Sunday, February 1, 2009

On The Nature Of Commitments

I've been pondering commitments lately. I haven't had an epiphany, but I thought I might ramble about them a bit and see if anything interesting falls out.

My thinking about commitments is caused by the fact that I find myself shedding them right and left since I went back to work. There aren't enough hours in any given day to let me do now what I did when I wasn't working. Of course, I didn't manage to keep all my commitments then, either. I did better, though.

Commitments seem to come in a few forms, for me at least. This list may not be exhaustive, but it includes:
  • Unbreakable commitments made to others. These are rare: wedding vows, deathbed promises and the like. And clearly what is unbreakable for some isn't inviolate for others.
  • 'Breakable' commitments made to others. These are more common. We make them all the time in work and personal life.
  • Commitments made to oneself. I chose not to split this into two categories out of personal experience. For me, at least, commitments to myself are pretty slippery. if I tell someone else about them, though, they become much harder to break than if I keep them inside.
As my available time has dropped and my workload has increased, I find that the nature of the commitments I make (and keep) is changing. More and more are related to the office, while those that were made before I went back to work are being set aside.

That's perfectly normal and understandable, of course, but it still frustrates me. Planning on doing something and then not doing it is not my style. Particularly if I told someone else I'd do it. It happens to us all, of course. We all bite off more than we can chew at times, but it feels like a weakness in me that should be overcome, if only I could figure out how.

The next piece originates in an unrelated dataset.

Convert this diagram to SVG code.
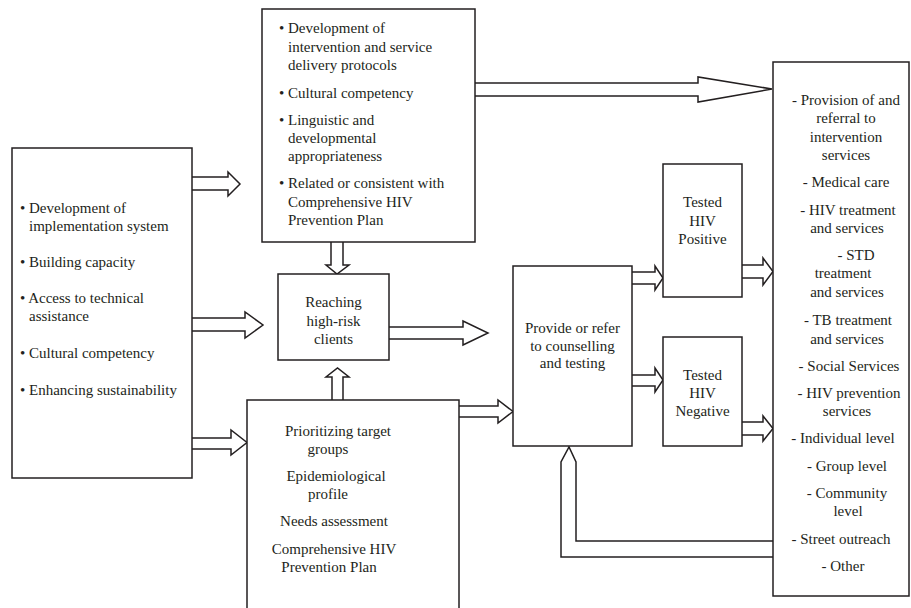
<svg xmlns="http://www.w3.org/2000/svg" width="911" height="608" viewBox="0 0 911 608">
<style>
.box{fill:#fff;stroke:#231f20;stroke-width:1.5}
.arr{fill:#fff;stroke:#231f20;stroke-width:1.5;stroke-linejoin:miter}
text{font-family:"Liberation Serif","Times New Roman",serif;font-size:15px;fill:#231f20}
.c{text-anchor:middle}
</style>
<rect width="911" height="608" fill="#fff"/>
<g id="connectors">
<path class="arr" d="M192,177 L228,177 L228,172 L240,184 L228,196 L228,190 L192,190"/>
<path class="arr" d="M192,318 L245,318 L245,312 L263,325 L245,338 L245,331 L192,331"/>
<path class="arr" d="M192,438 L231,438 L231,430 L247,442.5 L231,455 L231,449 L192,449"/>
<path class="arr" d="M331,242 L331,265 L326,265 L337,274 L349,265 L343,265 L343,242"/>
<path class="arr" d="M332,400 L332,377 L326,377 L337.5,368 L349,377 L343,377 L343,400"/>
<path class="arr" d="M389,327 L463,327 L463,321 L488,333 L463,345 L463,339 L389,339"/>
<path class="arr" d="M459,406 L498,406 L498,400 L513,411.5 L498,423 L498,417 L459,417"/>
<path class="arr" d="M475,83 L698,83 L698,77 L772,89 L698,102 L698,96 L475,96"/>
<path class="arr" d="M632,272 L655,272 L655,266 L663,278 L655,290 L655,284 L632,284"/>
<path class="arr" d="M632,375 L655,375 L655,368 L663,380 L655,392 L655,386 L632,386"/>
<path class="arr" d="M742,265 L763,265 L763,258 L773,271.5 L763,285 L763,278 L742,278"/>
<path class="arr" d="M742,422 L763,422 L763,416 L773,428.5 L763,441 L763,435 L742,435"/>
<path class="arr" d="M773,541 L576,541 L576,462 L569,447 L561,462 L561,557 L773,557"/>
</g>
<g id="node-left">
<rect class="box" x="12" y="148" width="180" height="330"/>
<text x="20" y="213">• Development of</text>
<text x="29" y="231">implementation system</text>
<text x="20" y="267">• Building capacity</text>
<text x="20" y="303">• Access to technical</text>
<text x="29" y="321">assistance</text>
<text x="20" y="358">• Cultural competency</text>
<text x="20" y="395">• Enhancing sustainability</text>
</g>
<g id="node-top">
<rect class="box" x="262" y="9" width="213" height="233"/>
<text x="279" y="33">• Development of</text>
<text x="288" y="52">intervention and service</text>
<text x="288" y="70">delivery protocols</text>
<text x="279" y="98">• Cultural competency</text>
<text x="279" y="125">• Linguistic and</text>
<text x="288" y="143">developmental</text>
<text x="288" y="161">appropriateness</text>
<text x="279" y="188">• Related or consistent with</text>
<text x="288" y="207">Comprehensive HIV</text>
<text x="288" y="225">Prevention Plan</text>
</g>
<g id="node-reaching">
<rect class="box" x="278" y="274" width="111" height="86"/>
<text class="c" x="333.5" y="307">Reaching</text>
<text class="c" x="333.5" y="326">high-risk</text>
<text class="c" x="333.5" y="344">clients</text>
</g>
<g id="node-bottom">
<rect class="box" x="247" y="400" width="212" height="215"/>
<text class="c" x="338" y="436">Prioritizing target</text>
<text class="c" x="328" y="454">groups</text>
<text class="c" x="336" y="481">Epidemiological</text>
<text class="c" x="328" y="499">profile</text>
<text class="c" x="334" y="526">Needs assessment</text>
<text class="c" x="334" y="554">Comprehensive HIV</text>
<text class="c" x="329" y="572">Prevention Plan</text>
</g>
<g id="node-provide">
<rect class="box" x="513" y="266" width="119" height="180"/>
<text class="c" x="572.5" y="333">Provide or refer</text>
<text class="c" x="572.5" y="351">to counselling</text>
<text class="c" x="572.5" y="368">and testing</text>
</g>
<g id="node-positive">
<rect class="box" x="663" y="164" width="79" height="133"/>
<text class="c" x="702.5" y="207">Tested</text>
<text class="c" x="702.5" y="226">HIV</text>
<text class="c" x="702.5" y="244">Positive</text>
</g>
<g id="node-negative">
<rect class="box" x="663" y="337" width="79" height="109"/>
<text class="c" x="702.5" y="380">Tested</text>
<text class="c" x="702.5" y="398">HIV</text>
<text class="c" x="702.5" y="416">Negative</text>
</g>
<g id="node-services">
<rect class="box" x="773" y="62" width="136" height="534"/>
<text class="c" x="846" y="105">- Provision of and</text>
<text class="c" x="846" y="123">referral to</text>
<text class="c" x="846" y="142">intervention</text>
<text class="c" x="846" y="160">services</text>
<text class="c" x="846" y="187">- Medical care</text>
<text class="c" x="848" y="215">- HIV treatment</text>
<text class="c" x="847" y="233">and services</text>
<text class="c" x="856" y="260">- STD</text>
<text class="c" x="843" y="278">treatment</text>
<text class="c" x="847" y="297">and services</text>
<text class="c" x="848" y="325">- TB treatment</text>
<text class="c" x="847" y="344">and services</text>
<text class="c" x="849" y="371">- Social Services</text>
<text class="c" x="849" y="398">- HIV prevention</text>
<text class="c" x="847" y="416">services</text>
<text class="c" x="843" y="443">- Individual level</text>
<text class="c" x="847" y="471">- Group level</text>
<text class="c" x="847" y="498">- Community</text>
<text class="c" x="848" y="516">level</text>
<text class="c" x="841" y="544">- Street outreach</text>
<text class="c" x="843" y="571">- Other</text>
</g>
</svg>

I suspect I'll be in this state for quite a while. As I recall, when I quit working nearly four years ago, one of the hardest things about doing so was all the commitments I'd made to my coworkers at the office. Letting those go was not a simple task, and now I am setting myself up for that again someday.

But for now I suffer the opposite, sort of. I'm having to let go of the commitments I made when I wasn't working. There's less time for the fire department and friends. There's less time for me, to do things like go to the gym. There's less time to walk the dogs, even.

Still, it has to be done, and it was a choice. My choice.

Something tells me I need to go think about something else for a while.